After the Affordable Care Act (ACA) passed back in 2010, around 17 million people have gained access to health insurance coverage. By no surprise, this large influx of patients has had an impact on the world of health care as a whole, though locum physician jobs have been met with their own changes since then.
For one, you’ve probably noticed that the amount of administrative paperwork necessary to complete has grown, despite the fact that much of it is electronic.
Along with the ICD-10 transition and nearly five times as many codes as ICD-9, there seems to be a constant stream of new things to learn and adapt to in the field. Because today’s medical practice can’t afford any less than highly trained and motivated staff, being up to date on all new administrative requirements has been a necessity.
Medicare Meaningful Use Requirements have also presented their own series of demands for medical facilities nationwide. With penalties for lack of participation starting in 2015, physicians and practitioners are under fire for keeping their paperwork as modernized as possible.
How do Physicians Feel About the ACA?
A recent survey conducted by CompHealth has revealed some pretty enlightening figures about just how the ACA has impacted their careers.
Of the nearly 1,000 physicians surveyed across the country, 86% of private practice physicians report that they are inadequately compensated since the ACA’s passing.
Only 20% of private practice physicians hold a favorable view of the law, compared to group practices at 26%, and 35% of hospital-employed physicians.
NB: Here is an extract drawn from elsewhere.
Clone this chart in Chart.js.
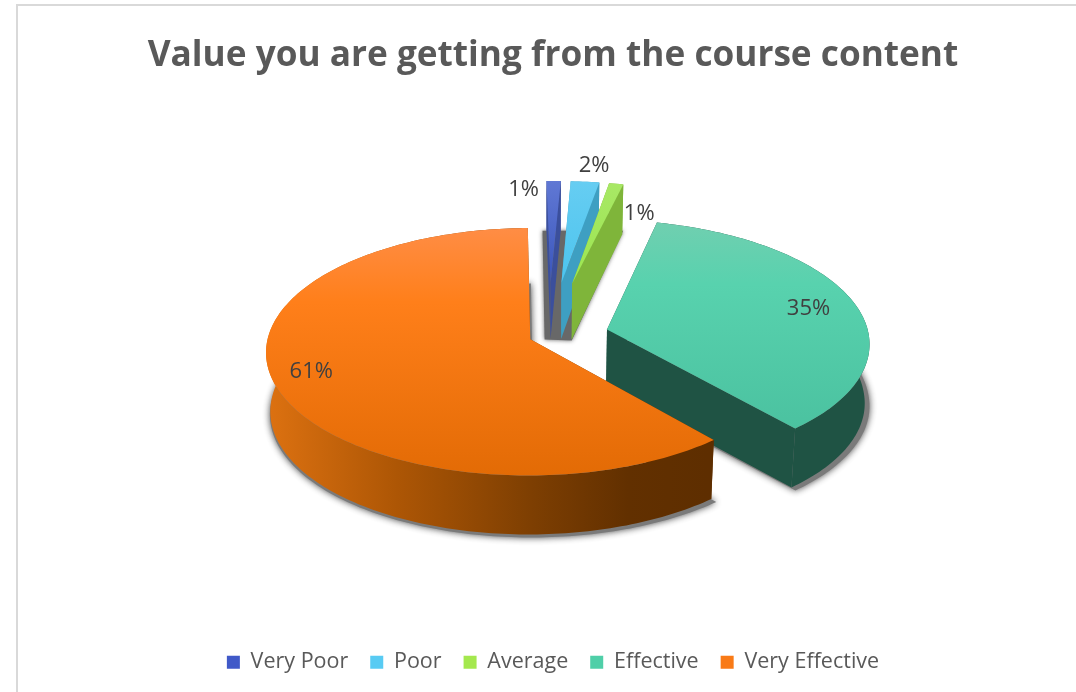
<!DOCTYPE html>
<html><head><meta charset="utf-8">
<style>
html,body{margin:0;padding:0;background:#fff;overflow:hidden}
#frame{position:absolute;left:16px;top:4px;width:1060px;height:688px;border-top:2.5px solid #d9d9d9;border-left:2.5px solid #d9d9d9;box-sizing:border-box}
canvas{position:absolute;left:0;top:0}
</style>
<script src="https://cdn.jsdelivr.net/npm/chart.js@4"></script>
</head><body><div id="frame"></div><canvas id="c" width="1076" height="692"></canvas>
<script>
const chartTitle = 'Value you are getting from the course content';
const categories = ['Very Poor','Poor','Average','Effective','Very Effective'];
const percentages = [1,2,1,35,61];
const legendColors = ['#4059c8','#58cbf3','#a4e84e','#4fcfa8','#f97a16'];
const explosion = [120,120,120,60,20];
const topStops = [
  ['#6078d4','#3a55bb'],['#66cdf2','#4cc4ee'],['#a8e865','#9ce650'],
  ['#70cfb0','#4bc2a0'],['#ff8d45','#e36b05']];
const wallColors = ['#3b4f9c','#3e9fc2','#7fb53a','#1f5344',null];
const labelAnchor = [1,1,1,0.7,0.9];
const labelNudge = [[-30,9],[9,-16],[23,30],[28,-1],[10,-8]];

const view = {cx:549, cy:336, g:0.465, b:0.10, depth:59};
function project(u,v,R){const w=1+view.b*v/R;return {x:view.cx+u/w,y:view.cy-view.g*v/w};}
function toBottom(p){const d=view.depth*(1-Math.max(0,view.cy-p.y)/1000);return {x:view.cx+(p.x-view.cx)*0.985,y:p.y+d};}
function slice(el){
  const p=el.getProps(['startAngle','endAngle','outerRadius'],true);
  const off=el.options.offset||0, mid=(p.startAngle+p.endAngle)/2, R=p.outerRadius;
  const ou=off*Math.cos(mid), ov=-off*Math.sin(mid);
  const at=(a,r)=>project(ou+r*Math.cos(a),ov-r*Math.sin(a),R);
  const rim=[];const n=Math.max(4,Math.ceil((p.endAngle-p.startAngle)/0.02));
  for(let i=0;i<=n;i++)rim.push(at(p.startAngle+(p.endAngle-p.startAngle)*i/n,R));
  return {apex:at(mid,0),rim,mid,R,at};
}
function poly(ctx,pts,fill){ctx.beginPath();pts.forEach((q,i)=>i?ctx.lineTo(q.x,q.y):ctx.moveTo(q.x,q.y));ctx.closePath();ctx.fillStyle=fill;ctx.fill();}
const pie3d={id:'pie3d',
  beforeDatasetsDraw(chart){
    const ctx=chart.ctx, meta=chart.getDatasetMeta(0);
    const S=meta.data.map(slice);
    ctx.save();
    ctx.save();ctx.shadowColor='rgba(60,60,60,.8)';ctx.shadowBlur=4;
    const a=toBottom(S[0].rim[0]),b=toBottom(S[2].rim[S[2].rim.length-1]),c=toBottom(S[2].apex),d=toBottom(S[0].apex);
    poly(ctx,[{x:a.x-4,y:Math.min(a.y,b.y)},{x:b.x+1,y:Math.min(a.y,b.y)},{x:c.x,y:c.y+1},{x:d.x-6,y:d.y+1}],'#686868');
    ctx.restore();
    S.forEach((s,i)=>{
      const rimB=s.rim.map(toBottom), apB=toBottom(s.apex), last=s.rim.length-1;
      if(i>2){
        ctx.save();ctx.shadowColor='rgba(50,50,50,.9)';ctx.shadowBlur=7;
        const pts=[apB,...rimB].map(q=>({x:view.cx+(q.x-view.cx)*1.012+(i===4?3:1),y:q.y+3}));
        poly(ctx,pts,'#7a7a7a');ctx.restore();
      }
      let wall=wallColors[i];
      if(!wall){
        const g=ctx.createLinearGradient(264,0,708,0);
        g.addColorStop(0,'#de7211');g.addColorStop(.3,'#ad5605');g.addColorStop(.6,'#7e3f02');g.addColorStop(.82,'#623000');g.addColorStop(1,'#5e2e00');
        wall=g;
      }
      poly(ctx,[...s.rim,...rimB.slice().reverse()],wall);
      poly(ctx,[s.apex,s.rim[0],rimB[0],apB],wall);
      poly(ctx,[s.apex,s.rim[last],rimB[last],apB],wall);
      const top=[s.apex,...s.rim];
      const ys=top.map(q=>q.y),g=ctx.createLinearGradient(0,Math.min(...ys),0,Math.max(...ys));
      g.addColorStop(0,topStops[i][0]);
      if(i===4)g.addColorStop(.3,'#ff7f1a');
      if(i===3)g.addColorStop(.3,'#58d2ae');
      g.addColorStop(1,topStops[i][1]);
      poly(ctx,top,g);
    });
    ctx.restore();
    return false;
  },
  afterDraw(chart){
    const ctx=chart.ctx, meta=chart.getDatasetMeta(0);
    ctx.save();ctx.font='22px "Open Sans"';ctx.fillStyle='#404040';ctx.textAlign='center';ctx.textBaseline='middle';
    meta.data.forEach((el,i)=>{
      const s=slice(el), q=s.at(s.mid,labelAnchor[i]*s.R);
      ctx.fillText(percentages[i]+'%',q.x+labelNudge[i][0],q.y+labelNudge[i][1]);
    });
    ctx.restore();
  }
};
new Chart(document.getElementById('c'),{
  type:'pie',
  data:{labels:categories,datasets:[{data:percentages,backgroundColor:legendColors,borderWidth:0,offset:explosion}]},
  options:{
    responsive:false,animation:false,radius:262,rotation:-1,
    layout:{padding:{left:30,right:0,top:35,bottom:9}},
    plugins:{
      tooltip:{enabled:false},
      title:{display:true,text:chartTitle,color:'#595959',font:{family:'"Open Sans"',size:35.2,weight:'bold'},padding:{top:0,bottom:10}},
      legend:{position:'bottom',labels:{boxWidth:13,boxHeight:13,padding:22,color:'#595959',font:{family:'"Open Sans"',size:21.5}}}
    }
  },
  plugins:[pie3d]
});
</script></body></html>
Although around half of the doctors surveyed think that the ACA helps patients to access a reliable healthcare network, it is still felt by many that it also impedes doctors’ abilities to help their patients. This is reflected in the more than 40% of participating doctors who feel that the ACA has negatively impacted the healthcare industry overall.
It turns out that a greater amount of insured consumers has actually caused doctors to limit the time they spend with each patient. The numbers are still divided in terms of time spend per patient, however the sentiment is clear for many professionals.
Interestingly enough, the ACA has actually caused more doctors and practitioners with permanent positions to supplement their income with locum tenens work. This fact is right in line with the increasing demand for physicians in areas where shortages had once been common.
Millions of people who have gone years without a PCP have since been able to access one, despite a drop in patient visits. Additionally, primary care physicians and specialists are seeing the biggest increase in demand. All of this makes locum tenens work not only a more viable career path for many people, but a healthcare industry necessity.
Future Locum Tenens Jobs
Originally, locum tenens jobs started gaining popularity in the 70’s when the government began allocating temporary doctors to underserved areas in the country. People used to think locum physician and practitioners were just people who couldn’t find “real jobs.” A lot has changed since then, and luckily the value of locum work is finally realized.
Whether it’s to supplement one’s income or transition to retirement following a long medical career, locum tenens jobs allow the freedom of travel and new experiences. The amount of positions has actually increased from 6.4% to 9% among the present jobs available to physicians and practitioners between the 2012 and 2014. Should the regulations and specifics of the ACA continue to solidify within the industry, it’s likely that we’ll continue to see an increase in jobs in years to come.